Bitcoin has fallen sharply in recent sessions, extending a downturn that has unsettled crypto markets and raised new questions about the durability of the latest digital-asset cycle, as investors weigh shifting macroeconomic conditions, regulatory pressures and waning risk appetite.
The decline has erased a significant portion of recent gains and triggered liquidations across leveraged positions, underscoring the sensitivity of the cryptocurrency to global financial signals. Analysts note that while volatility is nothing new for Bitcoin, the speed and breadth of the current drop suggest forces that go beyond routine price swings.
Macro pressures tighten around digital assets
Much of Bitcoin’s recent weakness stems from market expectations of a more restrictive monetary stance. Hopes for rapid interest-rate cuts have faded, pushing investors away from speculative assets and back towards safer, income-producing instruments.

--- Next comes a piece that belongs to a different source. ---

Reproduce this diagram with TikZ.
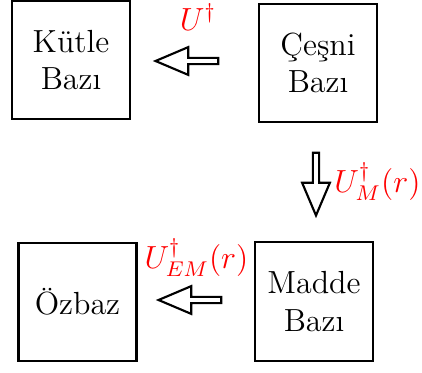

Higher yields have reduced liquidity in risk markets, creating headwinds for crypto exchanges and hedge funds that rely on abundant capital flows. This shift has placed Bitcoin under pressure, as traders adjust portfolios to reflect a less accommodative global environment.
Regulatory uncertainty resurfaces
Regulatory developments have also weighed on sentiment. Several jurisdictions, including major financial centres, have intensified scrutiny of trading platforms, stablecoin reserves and cross-border digital-asset flows. Even without new outright restrictions, the prospect of tighter controls has contributed to market caution.
For institutional investors, compliance risk remains a central concern. As a result, some large players have stepped back temporarily, leading to reduced liquidity and amplifying intraday price swings.
Technical fragility accelerates the sell-off
Bitcoin’s recent fall has also been driven by internal market mechanics. As prices slipped below key technical support levels, algorithmic trading systems and leveraged positions were triggered into forced sales.
The concentration of highly leveraged traders in certain exchanges created a cascade effect, with the unwinding of positions accelerating the downward momentum. Market depth thinned, and sell orders overwhelmed buyers during peak trading hours, sharpening the decline.
Where could Bitcoin go next?
Forecasting Bitcoin’s trajectory remains notoriously difficult. Some analysts argue that the current correction could deepen if broader financial conditions continue to tighten or if further regulatory developments unsettle markets. In that scenario, Bitcoin could test earlier support zones established during previous cycles.
Others point out that long-term structural demand remains intact. Institutional interest, ongoing integration of blockchain technologies and emerging use-cases in payments and asset tokenisation could help stabilise the market once the macro environment improves.
Much will depend on whether Bitcoin can re-establish a foothold above psychologically important price levels. A failure to do so could signal a longer consolidation phase, while a sustained recovery would require improved liquidity, renewed confidence and a shift in global monetary expectations.
A market searching for direction
Despite the current downturn, Bitcoin remains a deeply adaptive asset, shaped by a complex interplay of global finance, technological development and investor sentiment. The present fall is significant, but not unprecedented in the cryptocurrency’s history.
What happens next will hinge on the balance between macroeconomic pressure and long-term digital-asset adoption. For now, caution dominates the market, and participants are bracing for further volatility as Bitcoin attempts to find its next stable range.